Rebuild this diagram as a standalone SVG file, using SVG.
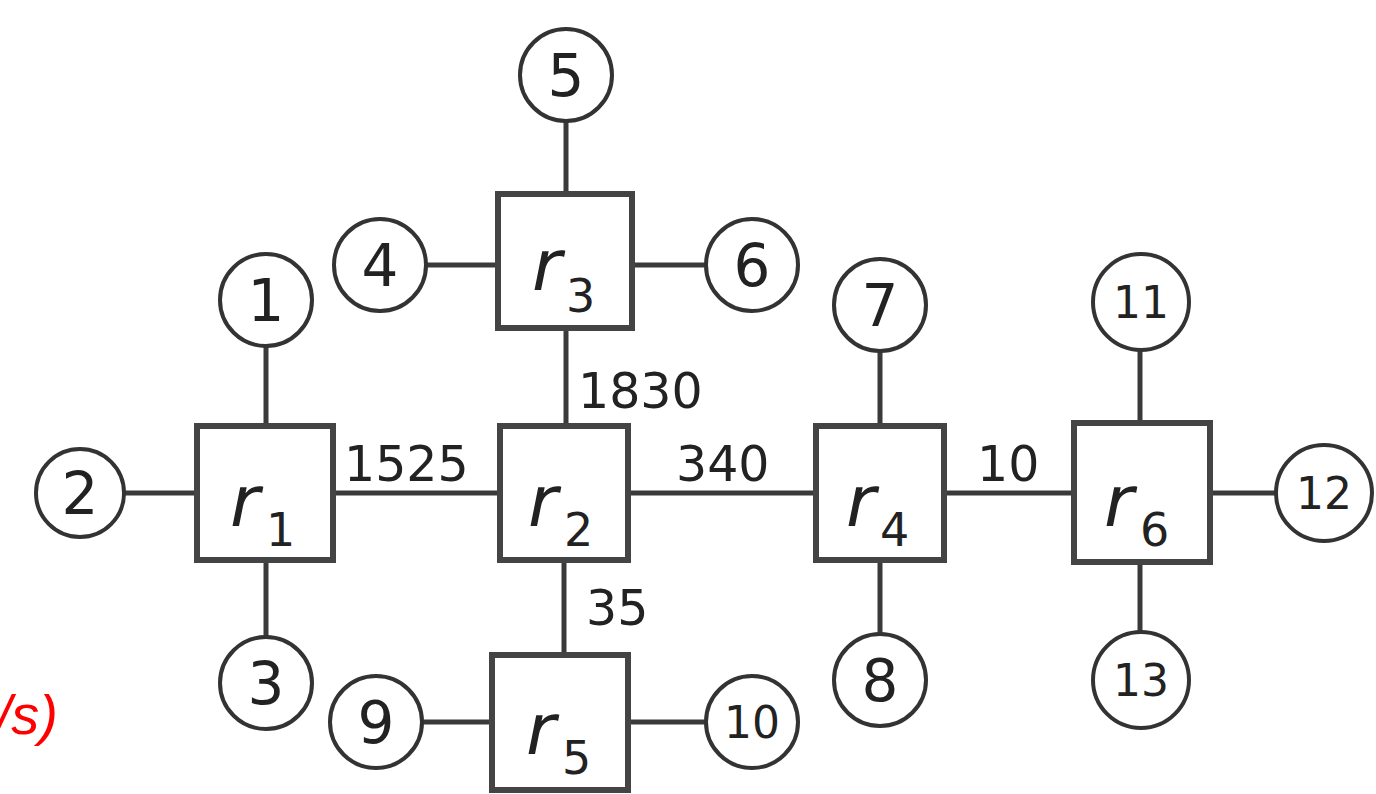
<svg xmlns="http://www.w3.org/2000/svg" width="1376" height="794" viewBox="0 0 1376 794">
  <style>
    .link { stroke: #3a3a3a; stroke-width: 5; fill: none; }
    .router rect { fill: #fff; stroke: #444; stroke-width: 6; }
    .host circle { fill: #fff; stroke: #333; stroke-width: 4; }
    .host text { font-family: "DejaVu Sans", sans-serif; font-size: 58px; fill: #222; text-anchor: middle; }
    .host text.small { font-size: 44px; }
    .rname { font-family: "DejaVu Sans", sans-serif; font-style: italic; font-size: 72px; fill: #222; }
    .rsub { font-family: "DejaVu Sans", sans-serif; font-size: 46px; fill: #222; }
    .cap { font-family: "DejaVu Sans", sans-serif; font-size: 49px; fill: #222; }
    .unit { font-family: "Liberation Sans", sans-serif; font-style: italic; font-size: 56px; fill: #ff0000; }
  </style>

  <!-- links -->
  <g id="connectors">
    <line class="link" x1="333" y1="493" x2="500" y2="493"/>
    <line class="link" x1="628" y1="493" x2="816" y2="493"/>
    <line class="link" x1="944" y1="493" x2="1074" y2="493"/>
    <line class="link" x1="566" y1="328" x2="566" y2="426"/>
    <line class="link" x1="564" y1="560" x2="564" y2="655"/>
    <line class="link" x1="266" y1="346" x2="266" y2="426"/>
    <line class="link" x1="124" y1="493" x2="197" y2="493"/>
    <line class="link" x1="266" y1="560" x2="266" y2="637"/>
    <line class="link" x1="426" y1="265" x2="498" y2="265"/>
    <line class="link" x1="566" y1="121" x2="566" y2="194"/>
    <line class="link" x1="632" y1="265" x2="706" y2="265"/>
    <line class="link" x1="880" y1="351" x2="880" y2="426"/>
    <line class="link" x1="880" y1="560" x2="880" y2="634"/>
    <line class="link" x1="422" y1="722" x2="492" y2="722"/>
    <line class="link" x1="628" y1="722" x2="706" y2="722"/>
    <line class="link" x1="1140" y1="346" x2="1140" y2="423"/>
    <line class="link" x1="1210" y1="493" x2="1276" y2="493"/>
    <line class="link" x1="1140" y1="562" x2="1140" y2="634"/>
    <!-- link capacities -->
    <text class="cap" x="344" y="481">1525</text>
    <text class="cap" x="676" y="481">340</text>
    <text class="cap" x="977" y="481">10</text>
    <text class="cap" x="578" y="408">1830</text>
    <text class="cap" x="586" y="625">35</text>
  </g>

  <!-- routers -->
  <g id="r1" class="router"><rect x="197" y="426" width="136" height="134"/><text class="rname" x="230" y="526">r</text><text class="rsub" x="266" y="546">1</text></g>
  <g id="r2" class="router"><rect x="500" y="426" width="128" height="134"/><text class="rname" x="528" y="526">r</text><text class="rsub" x="564" y="546">2</text></g>
  <g id="r3" class="router"><rect x="498" y="194" width="134" height="134"/><text class="rname" x="532" y="290">r</text><text class="rsub" x="566" y="312">3</text></g>
  <g id="r4" class="router"><rect x="816" y="426" width="128" height="134"/><text class="rname" x="846" y="526">r</text><text class="rsub" x="880" y="546">4</text></g>
  <g id="r5" class="router"><rect x="492" y="655" width="136" height="135"/><text class="rname" x="526" y="754">r</text><text class="rsub" x="562" y="774">5</text></g>
  <g id="r6" class="router"><rect x="1074" y="423" width="136" height="139"/><text class="rname" x="1104" y="526">r</text><text class="rsub" x="1140" y="546">6</text></g>

  <!-- hosts -->
  <g id="h1" class="host"><circle cx="266" cy="300" r="46"/><text x="266" y="321">1</text></g>
  <g id="h2" class="host"><circle cx="80" cy="493" r="44"/><text x="80" y="514">2</text></g>
  <g id="h3" class="host"><circle cx="266" cy="683" r="46"/><text x="266" y="704">3</text></g>
  <g id="h4" class="host"><circle cx="380" cy="265" r="46"/><text x="380" y="286">4</text></g>
  <g id="h5" class="host"><circle cx="566" cy="75" r="46"/><text x="566" y="96">5</text></g>
  <g id="h6" class="host"><circle cx="752" cy="265" r="46"/><text x="752" y="286">6</text></g>
  <g id="h7" class="host"><circle cx="880" cy="305" r="46"/><text x="880" y="326">7</text></g>
  <g id="h8" class="host"><circle cx="880" cy="680" r="46"/><text x="880" y="701">8</text></g>
  <g id="h9" class="host"><circle cx="376" cy="722" r="46"/><text x="376" y="743">9</text></g>
  <g id="h10" class="host"><circle cx="752" cy="722" r="46"/><text class="small" x="752" y="738">10</text></g>
  <g id="h11" class="host"><circle cx="1141" cy="302" r="48"/><text class="small" x="1141" y="318">11</text></g>
  <g id="h12" class="host"><circle cx="1324" cy="493" r="48"/><text class="small" x="1324" y="509">12</text></g>
  <g id="h13" class="host"><circle cx="1141" cy="680" r="48"/><text class="small" x="1141" y="696">13</text></g>

  <!-- unit label -->
  <text class="unit" x="58" y="734" text-anchor="end">/s)</text>
</svg>
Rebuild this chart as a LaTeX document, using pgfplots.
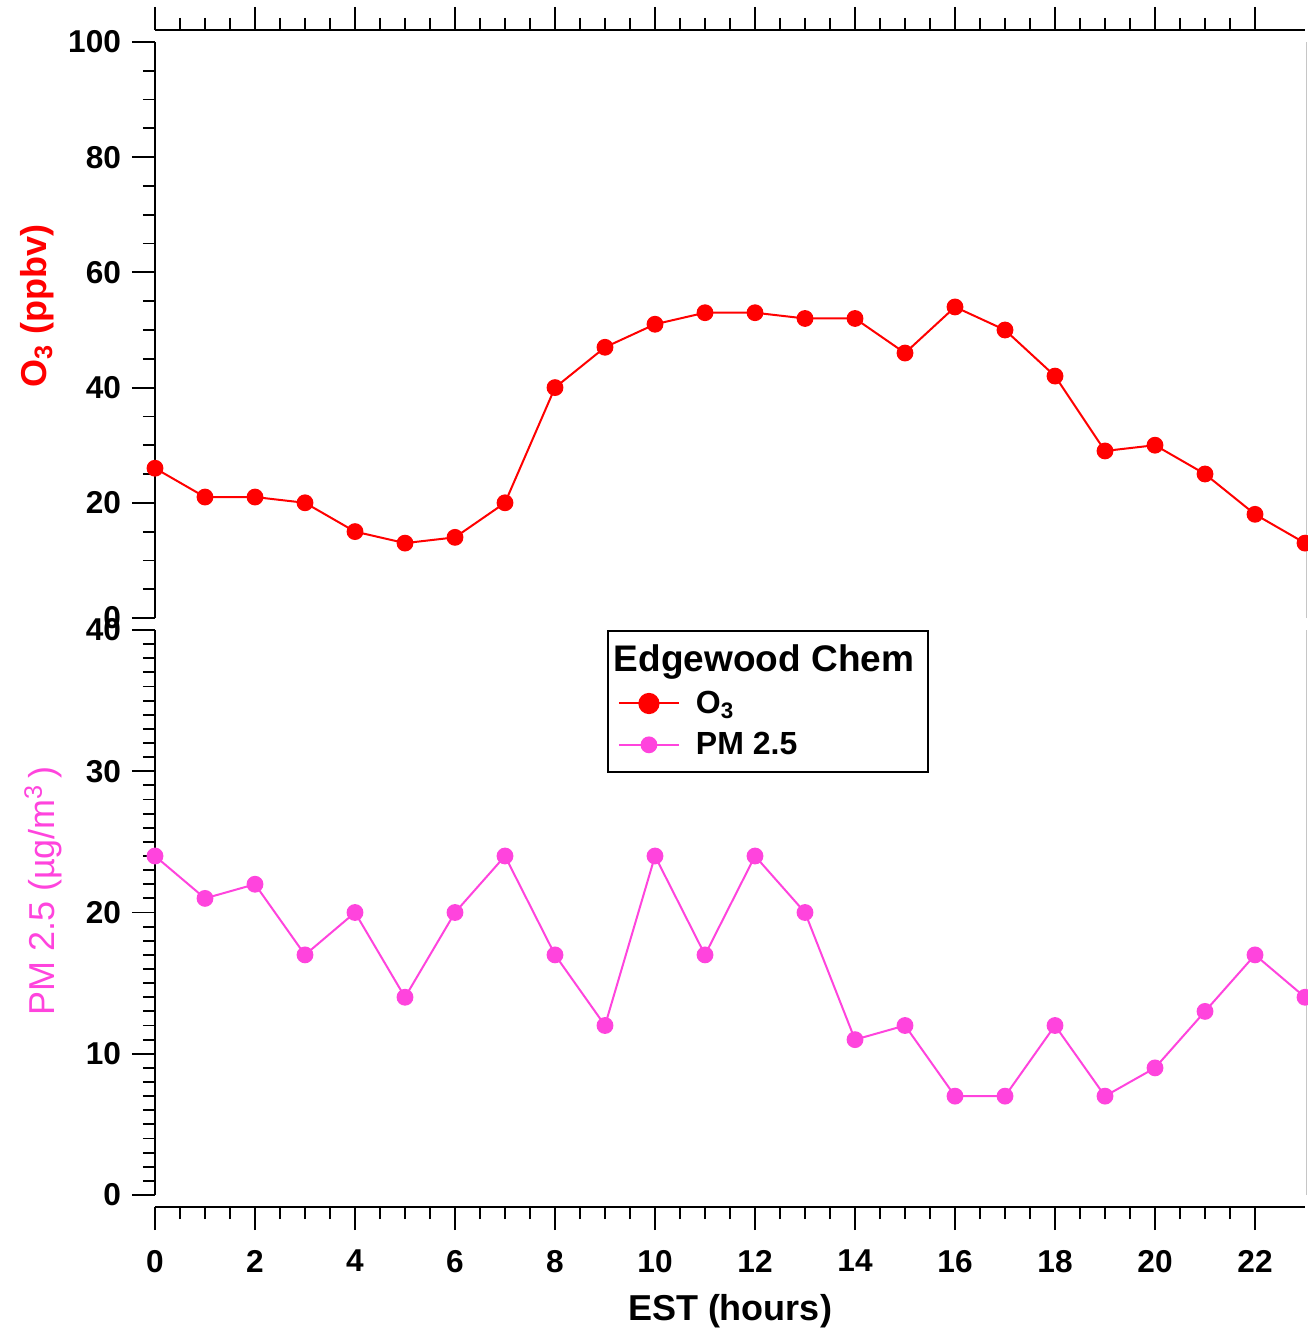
\documentclass[border=0pt]{standalone}
\usepackage{pgfplots}
\pgfplotsset{compat=1.18}
\usepackage{fontspec}
\setmainfont{Liberation Sans}
\definecolor{ozred}{RGB}{255,0,0}
\definecolor{pmpink}{RGB}{255,68,221}
\begin{document}
\begin{tikzpicture}
\pgfplotsset{
  common/.style={
    scale only axis, width=575pt, xmin=0, xmax=23,
    clip=false,
    tick align=outside,
    major tick length=11.5pt, minor tick length=6pt,
    every tick/.style={black, line width=0.9pt},
    axis line style={line width=1pt},
    tick label style={font=\fontsize{15.8}{18}\selectfont\bfseries},
    yticklabel style={xshift=-2pt},
    xticklabel style={yshift=-6.5pt},
    /pgf/number format/assume math mode=true,
  },
}
% shared x axis frame (top and bottom lines)
\begin{axis}[common, at={(77.5pt,-603.5pt)}, anchor=south west, height=588.5pt,
  ymin=0, ymax=1, axis y line=none, axis x line=box,
  xtick={0,2,...,22}, minor x tick num=3, xtick pos=both, xticklabel pos=lower,
  xlabel={EST (hours)}, xlabel style={font=\fontsize{18}{21}\selectfont\bfseries, yshift=-4pt},
]
\end{axis}
% top panel: O3
\begin{axis}[common, at={(77.5pt,-309pt)}, anchor=south west, height=288pt,
  ymin=0, ymax=100, axis x line=none, axis y line*=left,
  ytick={0,20,...,100}, minor y tick num=3,
  ylabel={O\textsubscript{3} (ppbv)},
  ylabel style={font=\fontsize{18}{21}\selectfont\bfseries, text=ozred,
    at={(axis description cs:-0.1026,0.542)}, anchor=center},
]
\addplot[color=ozred, line width=1pt, mark=*, mark size=3.7pt, mark options={solid, fill=ozred}]
coordinates {(0,26) (1,21) (2,21) (3,20) (4,15) (5,13) (6,14) (7,20) (8,40) (9,47) (10,51) (11,53)
(12,53) (13,52) (14,52) (15,46) (16,54) (17,50) (18,42) (19,29) (20,30) (21,25) (22,18) (23,13)};
\draw[gray!45, line width=0.6pt] ([xshift=0.6pt]rel axis cs:1,0) -- ([xshift=0.6pt]rel axis cs:1,1);
\end{axis}
% bottom panel: PM 2.5
\begin{axis}[common, at={(77.5pt,-597.5pt)}, anchor=south west, height=282.5pt,
  ymin=0, ymax=40, axis x line=none, axis y line*=left,
  ytick={0,10,...,40}, minor y tick num=9,
  ylabel={PM 2.5 (µg/m\textsuperscript{3}\,)},
  ylabel style={font=\fontsize{18}{21}\selectfont, text=pmpink,
    at={(axis description cs:-0.0974,0.538)}, anchor=center},
  legend image code/.code={\draw[mark repeat=2,mark phase=2,#1] plot coordinates {(0pt,0pt) (15pt,0pt) (30pt,0pt)};},
  legend style={at={(rel axis cs:0.393,1.0)}, anchor=north west, draw=black, line width=1pt,
    fill=white, font=\fontsize{16}{19}\selectfont\bfseries, row sep=4pt, inner sep=5pt,
    /tikz/every odd column/.append style={column sep=6pt}},
  legend cell align=left,
]
\addlegendimage{empty legend}
\addlegendentry{\hspace*{-41pt}\fontsize{18.5}{21}\selectfont Edgewood Chem}
\addlegendimage{color=ozred, line width=1pt, mark=*, mark size=4.8pt, mark options={solid, fill=ozred}}
\addlegendentry{O\textsubscript{3}}
\addplot[color=pmpink, line width=1pt, mark=*, mark size=3.7pt, mark options={solid, fill=pmpink}]
coordinates {(0,24) (1,21) (2,22) (3,17) (4,20) (5,14) (6,20) (7,24) (8,17) (9,12) (10,24) (11,17)
(12,24) (13,20) (14,11) (15,12) (16,7) (17,7) (18,12) (19,7) (20,9) (21,13) (22,17) (23,14)};
\addlegendentry{PM 2.5}
\draw[gray!45, line width=0.6pt] ([xshift=0.6pt]rel axis cs:1,0) -- ([xshift=0.6pt]rel axis cs:1,1);
\end{axis}
\pgfresetboundingbox
\path[use as bounding box] (0pt,0pt) rectangle (653.5pt,-665.5pt);
\end{tikzpicture}
\end{document}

○ ○ ○ ○ ○

Show all lines from the records above where the word "Rebuild" occurs.

Rebuild this diagram as a standalone SVG file, using SVG.
Rebuild this chart as a LaTeX document, using pgfplots.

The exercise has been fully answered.